On Behalf of | May 18, 2023 | employment contracts |

Ideally, anyone should be able to choose which companies they’d like to work for without limit. However, the truth is that some companies aren’t too keen about having their employees leave them for the competition. They might resort to adding noncompete clauses to an employee’s contract. These clauses can prevent workers from joining businesses in direct competition with the company or even outright stop employees from starting a similar business.

While some employers would argue that noncompete clauses allow them to protect their trade secrets, the measures also prevent workers from leaving their jobs. The clauses can also lock skilled workers away from a talent pool.

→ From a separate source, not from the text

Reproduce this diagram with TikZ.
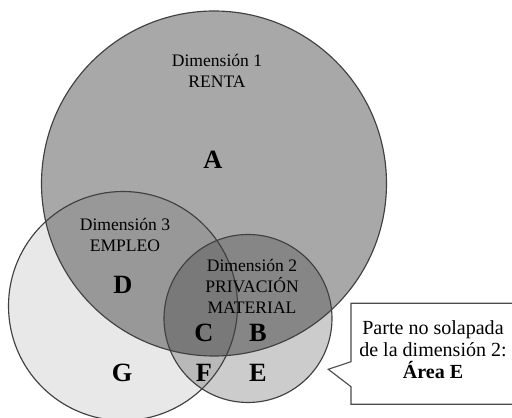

Even the Federal Trade Commission (FTC) has recognized how unfair noncompete clauses are for employees. According to the agency, about 30 million Americans are bound by such clauses, which prevents them from choosing alternative job opportunities.

The FTC proposed a rule banning noncompete clauses earlier this year to address this. The agency hopes that by prohibiting the covenants, American wages will increase by nearly $300 billion annually.

States with existing noncompete bans

While the FTC’s proposed rule is making waves across the country, some U.S. states have already banned noncompete clauses – with some exceptions. These states include California, Oklahoma, North Dakota, and the District of Columbia. Other states prohibit noncompete clauses for workers below a certain wage level. Jurisdictions that practice this include Colorado, Maryland, Illinois, New Hampshire, Rhode Island, Washington State, Oregon, and Virginia.

Until the FTC’s new rule passes, other states such as Pennsylvania must wait before employees can apply for whatever job they wish without limits. New employees concerned about such covenants may want an attorney to review their employment contracts. Noncompete clauses can be hidden among the complex legalese in a contract, so it’s best to have an attorney single out such clauses.